The San Francisco event will come the same day as the release of the remastered Beatles catalog, although that material itself won’t be available via Apple’s online store iTunes.
“Conversations between Apple and EMI are ongoing and we look forward to the day when we can make the music available digitally. But it’s not tomorrow,” Ernesto Schmitt, EMI’s global catalog president, told the FT’s Andrew Edgecliffe-Johnson.
The holdup is EMI’s conern about the prospects for piracy, Paul McCartney told The Observer.
The ex-Beatle said he, Ringo Starr, Yoko Ono and Olivia Harrison wanted to release the music on iTunes, but EMI, which owns the master recordings, objected.
“If one [EMI] employee decides to take it home and wap it on to the internet, we would have the right to say, ‘Now you recompense us for that.’ And they’re scared of that,” Mr McCartney said.
The Cocktail project has been a top priority for the record industry as it tries to revive flagging sales of 10 or so tracks at a time. While iTunes and Apple’s iPod and iPhone mobile players have juiced legal downloads of singles, they haven’t done much for larger bundles.
Because the iPod generates less interest than the iPhone, and Apple’s tablet computer isn’t expected to debut for some months, one or more content deals would help the company manufacture more excitement.
Apple is also expected to roll out a revamped line of iPods, possibly with still or video cameras installed. And it is likely to announce its first pre-set ringtones for the iPhone, as opposed to those that consumers edit from songs themselves.
ITunes will also get some changes, possibly including new features for sharing listening habits among friends with social-networking features.
This being Apple, there has been the usual flurry of rumour and speculation about other moves the company might make Wednesday.
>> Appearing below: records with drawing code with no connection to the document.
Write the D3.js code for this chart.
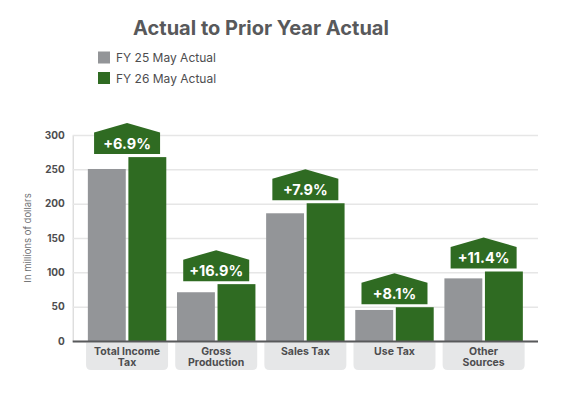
<!DOCTYPE html>
<html>
<head>
<meta charset="utf-8">
<script src="https://cdn.jsdelivr.net/npm/d3@7"></script>
<style>
  body { margin: 0; background: #fff; }
  svg text { font-family: Inter, "Noto Sans", sans-serif; }
</style>
</head>
<body>
<div id="chart"></div>
<script>
var categories = [["Total Income", "Tax"], ["Gross", "Production"], ["Sales Tax"], ["Use Tax"], ["Other", "Sources"]];
var series = ["FY 25 May Actual", "FY 26 May Actual"];
var fy25 = [250.5, 71, 186, 45.2, 91.2];
var fy26 = [267.8, 82.8, 200.6, 49.2, 101.2];
var changes = ["+6.9%", "+16.9%", "+7.9%", "+8.1%", "+11.4%"];
var yTicks = [0, 50, 100, 150, 200, 250, 300];

var width = 570, height = 400
var colors = ["#939598", "#2f6b22"]
var plotL = 72.7, plotR = 538, plotT = 135, plotB = 341

var svg = d3.select("#chart")
            .append("svg")
            .attr("width", width)
            .attr("height", height)

var rows = categories.map((c, i) => ({name: c, vals: [fy25[i], fy26[i]], change: changes[i]}))

var x0 = d3.scaleBand()
            .domain(d3.range(categories.length))
            .range([plotL, plotR])
            .paddingInner(0.12)
            .paddingOuter(0.17)
var x1 = d3.scaleBand()
            .domain([0, 1])
            .range([0, x0.bandwidth()])
            .paddingInner(0.065)
var y = d3.scaleLinear().domain([0, 300]).range([plotB, plotT])

// title + legend
svg.append("text")
    .attr("x", 261).attr("y", 35)
    .attr("text-anchor", "middle")
    .attr("font-size", 20).attr("font-weight", 700)
    .attr("fill", "#58595b")
    .text("Actual to Prior Year Actual")

var leg = svg.selectAll(".leg").data(series).enter().append("g")
    .attr("transform", (d, i) => "translate(98," + (51.5 + i * 20.5) + ")")
leg.append("rect").attr("width", 12).attr("height", 12).attr("fill", (d, i) => colors[i])
leg.append("text").attr("x", 18).attr("y", 10.8)
    .attr("font-size", 12).attr("fill", "#4d4d4f").text(d => d)

// grid + y axis
var yAxis = d3.axisLeft(y).tickValues(yTicks).tickSize(-(plotR - plotL)).tickPadding(8)
var ga = svg.append("g").attr("transform", "translate(" + plotL + ",0)").call(yAxis)
ga.select(".domain").attr("stroke", "#cfcfcf")
ga.selectAll(".tick line").attr("stroke", "#e6e6e6").attr("stroke-width", 1.5)
ga.selectAll(".tick text").attr("font-size", 10).attr("font-weight", 700)
    .attr("fill", "#4d4d4f").attr("font-family", "Inter, sans-serif")

svg.append("text")
    .attr("transform", "translate(31," + ((plotT + plotB) / 2) + ") rotate(-90)")
    .attr("text-anchor", "middle")
    .attr("font-size", 9.5).attr("fill", "#6d6e71")
    .text("In millions of dollars")

// bars
var groups = svg.selectAll(".grp").data(rows).enter().append("g")
    .attr("transform", (d, i) => "translate(" + x0(i) + ",0)")

groups.selectAll("rect").data(d => d.vals).enter().append("rect")
    .attr("x", (d, i) => x1(i))
    .attr("y", d => y(d))
    .attr("width", x1.bandwidth())
    .attr("height", d => y(0) - y(d))
    .attr("fill", (d, i) => colors[i])

// baseline
svg.append("line")
    .attr("x1", plotL).attr("x2", plotR)
    .attr("y1", plotB + 0.5).attr("y2", plotB + 0.5)
    .attr("stroke", "#58595b").attr("stroke-width", 2)

// change badges
var bw = 66, sideH = 21.5, peak = 9.5
groups.append("path")
    .attr("fill", colors[1])
    .attr("d", d => {
        var cx = x0.bandwidth() / 2, b = y(d.vals[1]) - 3, t = b - sideH
        return "M" + (cx - bw / 2) + "," + b + "L" + (cx + bw / 2) + "," + b +
            "L" + (cx + bw / 2) + "," + t + "L" + cx + "," + (t - peak) +
            "L" + (cx - bw / 2) + "," + t + "Z"
    })
groups.append("text")
    .attr("x", x0.bandwidth() / 2)
    .attr("y", d => y(d.vals[1]) - 8.5)
    .attr("text-anchor", "middle")
    .attr("font-size", 14.5).attr("font-weight", 700).attr("fill", "#fff")
    .text(d => d.change)

// category label boxes
var lw = 82, lh = 29, r = 5
groups.append("path")
    .attr("fill", "#e6e7e8")
    .attr("d", () => {
        var cx = x0.bandwidth() / 2, l = cx - lw / 2, t = plotB + 1.5, b = plotB + lh
        return "M" + l + "," + t + "L" + (l + lw) + "," + t + "L" + (l + lw) + "," + (b - r) +
            "Q" + (l + lw) + "," + b + " " + (l + lw - r) + "," + b +
            "L" + (l + r) + "," + b + "Q" + l + "," + b + " " + l + "," + (b - r) + "Z"
    })
groups.append("text")
    .attr("text-anchor", "middle")
    .attr("font-size", 10.5).attr("font-weight", 700).attr("fill", "#4d4d4f")
    .selectAll("tspan").data(d => d.name).enter().append("tspan")
    .attr("x", x0.bandwidth() / 2)
    .attr("y", (d, i) => plotB + 14 + i * 11)
    .text(d => d)
</script>
</body>
</html>
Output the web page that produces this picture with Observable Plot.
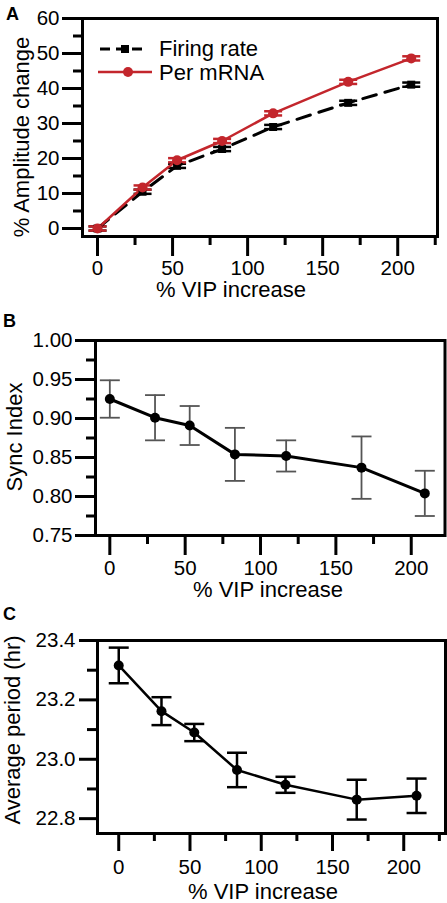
<!DOCTYPE html>
<html><head><meta charset="utf-8">
<script src="https://cdn.jsdelivr.net/npm/d3@7"></script>
<script src="https://cdn.jsdelivr.net/npm/@observablehq/plot@0.6"></script>
<style>
body{margin:0;background:#fff;font-family:"Liberation Sans",Arial,sans-serif;color:#000;}
#wrap{position:relative;width:447px;height:903px;overflow:hidden;}
.panel{position:absolute;left:0;}
.plabel{position:absolute;font-weight:bold;font-size:18px;line-height:18px;}
.legtext{position:absolute;font-size:22px;line-height:22px;white-space:nowrap;}
.axlabel{position:absolute;font-size:22px;line-height:22px;white-space:nowrap;}
</style>
</head><body><div id="wrap"></div>
<script>
// ---- data ----
const vip = [0, 30, 53, 83, 117, 167, 209];
const firingRate = [0, 10.5, 17.9, 22.7, 29.0, 35.9, 41.1];
const firingRateErr = [0.6, 0.6, 0.6, 0.6, 0.6, 0.6, 0.6];
const perMRNA = [0, 11.7, 19.5, 25.0, 32.9, 41.9, 48.6];
const perMRNAErr = [0.6, 0.6, 0.6, 0.6, 0.6, 0.6, 0.6];
const syncIndex = [0.925, 0.901, 0.891, 0.854, 0.852, 0.837, 0.804];
const syncIndexErr = [0.024, 0.029, 0.025, 0.034, 0.020, 0.040, 0.029];
const avgPeriod = [23.316, 23.162, 23.090, 22.964, 22.914, 22.864, 22.877];
const avgPeriodErr = [0.060, 0.047, 0.029, 0.058, 0.027, 0.067, 0.058];

const xMajor = [0, 50, 100, 150, 200];
const xMinorA = [25, 75, 125, 175, 225];
const xMinorB = [25, 75, 125, 175];
const yMajorA = [0, 10, 20, 30, 40, 50, 60];
const yMinorA = [5, 15, 25, 35, 45, 55];
const yMajorB = [0.75, 0.80, 0.85, 0.90, 0.95, 1.00];
const yMinorB = [0.775, 0.825, 0.875, 0.925, 0.975];
const yMajorC = [22.8, 23.0, 23.2, 23.4];
const yMinorC = [22.9, 23.1, 23.3];

const legendLabels = ["Firing rate", "Per mRNA"];
const xLabel = "% VIP increase";
const yLabels = ["% Amplitude change", "Sync Index", "Average period (hr)"];
const panelLetters = ["A", "B", "C"];
const RED = "#c3262c";

const rows = (ys, es) => vip.map((x, i) => ({x, y: ys[i], e: es[i]}));
const dFR = rows(firingRate, firingRateErr);
const dPM = rows(perMRNA, perMRNAErr);
const dSI = rows(syncIndex, syncIndexErr);
const dAP = rows(avgPeriod, avgPeriodErr);

const cap = {draw(ctx, size) { const w = Math.sqrt(size / Math.PI); ctx.moveTo(-w, 0); ctx.lineTo(w, 0); }};

function errMarks(data, color, sw, capR) {
  return [
    Plot.ruleX(data, {x: "x", y1: d => d.y - d.e, y2: d => d.y + d.e, stroke: color, strokeWidth: sw}),
    Plot.dot(data, {x: "x", y: d => d.y + d.e, symbol: cap, r: capR, stroke: color, strokeWidth: sw, fill: "none"}),
    Plot.dot(data, {x: "x", y: d => d.y - d.e, symbol: cap, r: capR, stroke: color, strokeWidth: sw, fill: "none"})
  ];
}

function axes(o) {
  return [
    Plot.axisX(o.xMajor, {anchor: "bottom", tickSize: o.xTick, tickPadding: o.xPad, strokeWidth: 3, fontSize: 20.5, label: null, tickFormat: d => String(d)}),
    Plot.axisX(o.xMinor, {anchor: "bottom", tickSize: o.xTickMinor, strokeWidth: 3, label: null, tickFormat: () => ""}),
    Plot.axisY(o.yMajor, {anchor: "left", tickSize: o.yTick, tickPadding: o.yPad, strokeWidth: 3, fontSize: 20.5, label: null, tickFormat: o.yFmt}),
    Plot.axisY(o.yMinor, {anchor: "left", tickSize: o.yTickMinor, strokeWidth: 3, label: null, tickFormat: () => ""}),
    Plot.frame({strokeWidth: 3})
  ];
}

const style = {fontFamily: "'Liberation Sans', Arial, sans-serif", color: "#000", background: "transparent", overflow: "visible"};
const wrap = document.getElementById("wrap");
function place(svg, top) { svg.classList.add("panel"); svg.style.top = top + "px"; wrap.appendChild(svg); }

// ---- Panel A ----
const A = Plot.plot({
  width: 447, height: 300, marginTop: 18, marginBottom: 64, marginLeft: 82, marginRight: 10,
  style,
  x: {domain: [-10, 226.5]},
  y: {domain: [-2.29, 60]},
  marks: [
    ...axes({xMajor, xMinor: xMinorA, xTick: 20, xTickMinor: 9, xPad: 4,
             yMajor: yMajorA, yMinor: yMinorA, yTick: 20, yTickMinor: 9, yPad: 3, yFmt: d => String(d)}),
    ...errMarks(dFR, "#000", 2.5, 9),
    ...errMarks(dPM, RED, 2.5, 9),
    Plot.line(dFR, {x: "x", y: "y", stroke: "#000", strokeWidth: 3, strokeDasharray: "14,9"}),
    Plot.line(dPM, {x: "x", y: "y", stroke: RED, strokeWidth: 2.5}),
    Plot.dot(dFR, {x: "x", y: "y", symbol: "square", r: 4.5, fill: "#000"}),
    Plot.dot(dPM, {x: "x", y: "y", r: 5, fill: RED})
  ]
});
place(A, 0);

// ---- Panel B ----
const B = Plot.plot({
  width: 447, height: 300, marginTop: 40, marginBottom: 65, marginLeft: 95, marginRight: 2.5,
  style,
  x: {domain: [-9.5, 222.4]},
  y: {domain: [0.75, 1.0]},
  marks: [
    ...axes({xMajor, xMinor: xMinorB, xTick: 20, xTickMinor: 9, xPad: 5,
             yMajor: yMajorB, yMinor: yMinorB, yTick: 20, yTickMinor: 9, yPad: 3, yFmt: d3.format(".2f")}),
    ...errMarks(dSI, "#555", 1.8, 10),
    Plot.line(dSI, {x: "x", y: "y", stroke: "#000", strokeWidth: 3}),
    Plot.dot(dSI, {x: "x", y: "y", r: 5, fill: "#000"})
  ]
});
place(B, 300);

// ---- Panel C ----
const C = Plot.plot({
  width: 447, height: 303, marginTop: 40, marginBottom: 70, marginLeft: 97, marginRight: 2,
  style,
  x: {domain: [-14.9, 229.3]},
  y: {domain: [22.75, 23.4]},
  marks: [
    ...axes({xMajor, xMinor: xMinorA, xTick: 18, xTickMinor: 8, xPad: 8,
             yMajor: yMajorC, yMinor: yMinorC, yTick: 18, yTickMinor: 10, yPad: 4, yFmt: d3.format(".1f")}),
    ...errMarks(dAP, "#000", 2.5, 10),
    Plot.line(dAP, {x: "x", y: "y", stroke: "#000", strokeWidth: 2.5}),
    Plot.dot(dAP, {x: "x", y: "y", r: 5, fill: "#000"})
  ]
});
place(C, 600);

// ---- axis titles (HTML text) ----
function addLabel(text, cx, cy, rotate) {
  const d = document.createElement("div"); d.className = "axlabel"; d.textContent = text;
  d.style.left = cx + "px"; d.style.top = cy + "px";
  d.style.transform = "translate(-50%,-50%)" + (rotate ? " rotate(-90deg)" : "");
  wrap.appendChild(d);
}
addLabel(yLabels[0], 22, 137, true);
addLabel(xLabel, 231, 290, false);
addLabel(yLabels[1], 15, 437, true);
addLabel(xLabel, 268, 590, false);
addLabel(yLabels[2], 13, 730, true);
addLabel(xLabel, 263, 892, false);

// ---- panel letters ----
[[6, 5], [3, 312], [3, 605]].forEach(([l, tp], i) => {
  const d = document.createElement("div"); d.className = "plabel"; d.textContent = panelLetters[i];
  d.style.left = l + "px"; d.style.top = tp + "px"; wrap.appendChild(d);
});

// ---- legend (panel A) ----
const ns = "http://www.w3.org/2000/svg";
const lg = document.createElementNS(ns, "svg");
lg.setAttribute("width", 447); lg.setAttribute("height", 100);
lg.style.position = "absolute"; lg.style.left = "0"; lg.style.top = "0";
lg.innerHTML =
  '<line x1="100" y1="49" x2="143" y2="49" stroke="#000" stroke-width="3" stroke-dasharray="10,6"/>' +
  '<rect x="121" y="45" width="8" height="8" fill="#000"/>' +
  '<line x1="98" y1="72" x2="152" y2="72" stroke="' + RED + '" stroke-width="2.5"/>' +
  '<circle cx="128" cy="72" r="5" fill="' + RED + '"/>';
wrap.appendChild(lg);
legendLabels.forEach((t, i) => {
  const d = document.createElement("div"); d.className = "legtext"; d.textContent = t;
  d.style.left = "159px"; d.style.top = (i === 0 ? 38 : 62) + "px"; wrap.appendChild(d);
});
</script>
</body></html>
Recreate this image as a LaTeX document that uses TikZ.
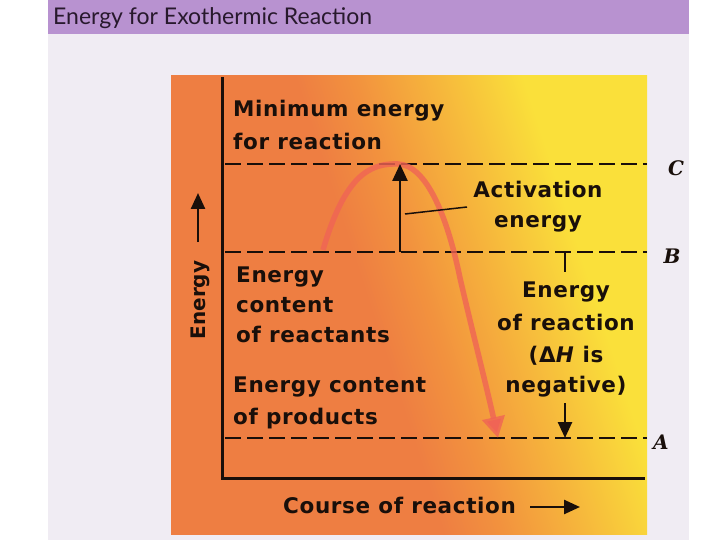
\documentclass[tikz,border=0pt]{standalone}
\usepackage{fontspec}
\setmainfont{DejaVu Sans}[LetterSpace=3]
\newfontfamily\plainsans{DejaVu Sans}
\newfontfamily\titlefont{Lato}
\newfontfamily\handfont{DejaVu Serif}
\usetikzlibrary{arrows.meta}
\definecolor{band}{RGB}{184,146,208}
\definecolor{paper}{RGB}{240,236,243}
\definecolor{org}{RGB}{238,126,66}
\definecolor{orgmid}{RGB}{242,146,62}
\definecolor{org2}{RGB}{246,182,60}
\definecolor{yel}{RGB}{250,224,58}
\definecolor{curvec}{RGB}{240,100,85}
\definecolor{ink}{RGB}{25,15,10}
\definecolor{titleink}{RGB}{40,25,45}
\pgfdeclarehorizontalshading{exo}{100bp}{color(0bp)=(org); color(25bp)=(org); color(46bp)=(org); color(52bp)=(orgmid); color(60bp)=(org2); color(69bp)=(yel); color(100bp)=(yel)}
\tikzset{
  lbl/.style={font=\bfseries\fontsize{21.5}{30}\selectfont, text=ink, inner sep=0pt},
  hand/.style={font=\handfont\bfseries\itshape\fontsize{20}{24}\selectfont, text=ink, inner sep=0pt},
  axisline/.style={draw=ink, line width=3pt},
  level/.style={draw=ink, line width=2.2pt, dash pattern=on 16pt off 6pt},
  blkarrow/.style={draw=ink, line width=2.5pt, -{Triangle[length=17pt,width=15pt]}},
  rxn/.style={draw=curvec, draw opacity=0.8, line width=5.5pt, -{Triangle[length=21pt,width=22pt]}},
  thinline/.style={draw=ink, line width=1.5pt}
}
\begin{document}
\begin{tikzpicture}[x=1pt,y=-1pt]
\useasboundingbox (0,0) rectangle (720,540);
\fill[white] (0,0) rectangle (720,540);
\fill[paper] (48,0) rectangle (689,540);
\fill[band] (48,0) rectangle (689,34);
\node[font=\titlefont\fontsize{23}{27}\selectfont, text=titleink, inner sep=0pt, anchor=base west] (title) at (53,25) {Energy for Exothermic Reaction};

\shade[shading=exo, shading angle=18] (171,76) rectangle (647,534);

% axes
\coordinate (yTop) at (222,77);
\coordinate (origin) at (222,478);
\coordinate (xEnd) at (645,478);
\draw[axisline] (yTop) -- (origin) -- (xEnd);

% levels
\coordinate (cL) at (225,164); \coordinate (cR) at (647,164);
\coordinate (bL) at (225,252); \coordinate (bR) at (647,252);
\coordinate (aL) at (225,438); \coordinate (aR) at (647,438);
\draw[level] (cL) -- (cR);
\draw[level] (bL) -- (bR);
\draw[level] (aL) -- (aR);

% reaction curve
\coordinate (r0) at (323,250);
\coordinate (rPeak) at (398,164);
\coordinate (r1) at (460,278);
\coordinate (rEnd) at (498,438);
\draw[rxn] (r0) .. controls (345,175) and (370,163) .. (rPeak) .. controls (426,165) and (447,215) .. (r1) .. controls (472,330) and (485,380) .. (rEnd);

% activation energy arrow
\coordinate (actBot) at (400,252);
\coordinate (actTop) at (400,164);
\draw[blkarrow] (actBot) -- (actTop);
\coordinate (ldA) at (405,214);
\coordinate (ldB) at (467,207);
\draw[thinline] (ldA) -- (ldB);

% energy of reaction marks
\coordinate (tkTop) at (565,252);
\coordinate (tkBot) at (565,272);
\draw[draw=ink, line width=2pt] (tkTop) -- (tkBot);
\coordinate (dnTop) at (565,403);
\coordinate (dnTip) at (565,438);
\draw[blkarrow, -{Triangle[length=16pt,width=14pt]}] (dnTop) -- (dnTip);

% texts
\node[lbl, anchor=base west] (min1) at (233,117) {Minimum energy};
\node[lbl, anchor=base west] (min2) at (233,150) {for reaction};
\node[lbl, anchor=base] (act1) at (538,198) {Activation};
\node[lbl, anchor=base] (act2) at (538,227) {energy};
\node[lbl, anchor=base west] (rea1) at (236,282) {Energy};
\node[lbl, anchor=base west] (rea2) at (236,312) {content};
\node[lbl, anchor=base west] (rea3) at (236,342) {of reactants};
\node[lbl, anchor=base west] (pro1) at (233,392) {Energy content};
\node[lbl, anchor=base west] (pro2) at (233,424) {of products};
\node[lbl, anchor=base] (dh1) at (566,297) {Energy};
\node[lbl, anchor=base] (dh2) at (566,330) {of reaction};
\node[lbl, anchor=base] (dh3) at (566,362) {(Δ\textit{H} is};
\node[lbl, anchor=base] (dh4) at (566,392) {negative)};

% axis labels
\node[lbl, font=\plainsans\bfseries\fontsize{20}{24}\selectfont, rotate=90, anchor=base] (ylab) at (205,300) {Energy};
\coordinate (yaBot) at (198,242);
\coordinate (yaTop) at (198,193);
\draw[blkarrow, -{Triangle[length=16pt,width=14pt]}] (yaBot) -- (yaTop);
\node[lbl, anchor=base west] (xlab) at (283,513) {Course of reaction};
\coordinate (xaL) at (530,507);
\coordinate (xaR) at (580,507);
\draw[blkarrow, -{Triangle[length=16pt,width=14pt]}] (xaL) -- (xaR);

% handwritten letters
\node[hand] (C) at (676,168) {C};
\node[hand] (B) at (672,256) {B};
\node[hand] (A) at (661,442) {A};
\end{tikzpicture}
\end{document}
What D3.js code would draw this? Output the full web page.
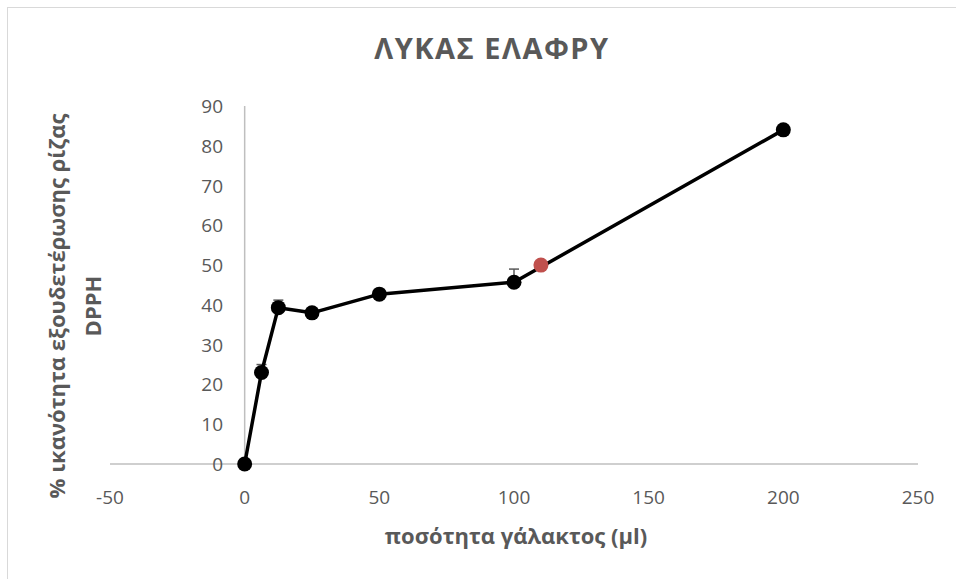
<!DOCTYPE html>
<html>
<head>
<meta charset="utf-8">
<script src="https://cdn.jsdelivr.net/npm/d3@7"></script>
<style>
  body { margin: 0; background: #fff; }
  svg { display: block; font-family: "Open Sans", sans-serif; }
</style>
</head>
<body>
<div id="chart"></div>
<script>
// values
const milkVolumes = [0, 6.25, 12.5, 25, 50, 100, 200];
const scavenging = [0, 23, 39.3, 38, 42.7, 45.7, 84];
const errorPlus = [0, 2, 1.9, 0, 0, 3.3, 0];
const ic50Point = [110, 50];
const xTicks = [-50, 0, 50, 100, 150, 200, 250];
const yTicks = [0, 10, 20, 30, 40, 50, 60, 70, 80, 90];

const width = 956;
const height = 579;
const grey = '#595959';

const svg = d3.select('#chart').append('svg')
    .attr('width', width)
    .attr('height', height);

// outer chart frame (only top/left visible in the crop)
svg.append('rect')
    .attr('x', 7.5).attr('y', 7.5)
    .attr('width', 960).attr('height', 600)
    .attr('fill', 'none')
    .attr('stroke', '#d9d9d9');

const x = d3.scaleLinear().domain([-50, 250]).range([110, 918]);
const y = d3.scaleLinear().domain([0, 90]).range([464, 106]);

// title
svg.append('text')
    .attr('x', 492).attr('y', 59)
    .attr('text-anchor', 'middle')
    .attr('font-size', 29).attr('font-weight', 'bold')
    .attr('letter-spacing', 1.5)
    .attr('fill', grey)
    .text('ΛΥΚΑΣ ΕΛΑΦΡΥ');

// axis lines crossing at 0
svg.append('line')
    .attr('x1', x(-50)).attr('x2', x(250))
    .attr('y1', y(0)).attr('y2', y(0))
    .attr('stroke', '#bfbfbf').attr('stroke-width', 1.5);

svg.append('line')
    .attr('x1', x(0)).attr('x2', x(0))
    .attr('y1', y(0)).attr('y2', y(90))
    .attr('stroke', '#bfbfbf').attr('stroke-width', 1.5);

svg.append('g').selectAll('text')
    .data(xTicks)
    .enter().append('text')
    .attr('x', d => x(d))
    .attr('y', 504)
    .attr('text-anchor', 'middle')
    .attr('font-size', 19)
    .attr('fill', grey)
    .text(d => d);

svg.append('g').selectAll('text')
    .data(yTicks)
    .enter().append('text')
    .attr('x', 223)
    .attr('y', d => y(d) + 7)
    .attr('text-anchor', 'end')
    .attr('font-size', 19)
    .attr('fill', grey)
    .text(d => d);

// axis titles
svg.append('text')
    .attr('x', 516).attr('y', 544)
    .attr('text-anchor', 'middle')
    .attr('font-size', 22).attr('font-weight', 'bold')
    .attr('fill', grey)
    .text('ποσότητα γάλακτος (μl)');

const yTitle = svg.append('text')
    .attr('transform', 'translate(0,306) rotate(-90)')
    .attr('text-anchor', 'middle')
    .attr('font-size', 22).attr('font-weight', 'bold')
    .attr('fill', grey);
yTitle.append('tspan').attr('x', 0).attr('y', 65)
    .text('% ικανότητα εξουδετέρωσης ρίζας');
yTitle.append('tspan').attr('x', 0).attr('y', 101)
    .text('DPPH');

// series
const points = milkVolumes.map((v, i) => ({ x: v, y: scavenging[i], e: errorPlus[i] }));

// error bars (plus side only)
const errs = svg.append('g').attr('stroke', grey).attr('stroke-width', 1.5);
points.filter(d => d.e > 0).forEach(d => {
    errs.append('line')
        .attr('x1', x(d.x)).attr('x2', x(d.x))
        .attr('y1', y(d.y)).attr('y2', y(d.y + d.e));
    errs.append('line')
        .attr('x1', x(d.x) - 5).attr('x2', x(d.x) + 5)
        .attr('y1', y(d.y + d.e)).attr('y2', y(d.y + d.e));
});

const line = d3.line().x(d => x(d.x)).y(d => y(d.y));
svg.append('path')
    .datum(points)
    .attr('d', line)
    .attr('fill', 'none')
    .attr('stroke', '#000')
    .attr('stroke-width', 3.5)
    .attr('stroke-linejoin', 'round');

svg.append('g').selectAll('circle')
    .data(points)
    .enter().append('circle')
    .attr('cx', d => x(d.x))
    .attr('cy', d => y(d.y))
    .attr('r', 7.5)
    .attr('fill', '#000');

svg.append('circle')
    .attr('cx', x(ic50Point[0]))
    .attr('cy', y(ic50Point[1]))
    .attr('r', 7.5)
    .attr('fill', '#c0504d');
</script>
</body>
</html>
But there has been as much focus on the presenter as what might be presented.
Apple CEO Steve Jobs has been back at the company from his medical leave for more than a month, and he gave the main speech at last year’s September music event.
But most analysts aren’t expecting him this time around, in part because he is still recovering from a liver transplant that followed his bout with pancreatic cancer and in part because they don’t think Apple has anything truly tremendous to roll out.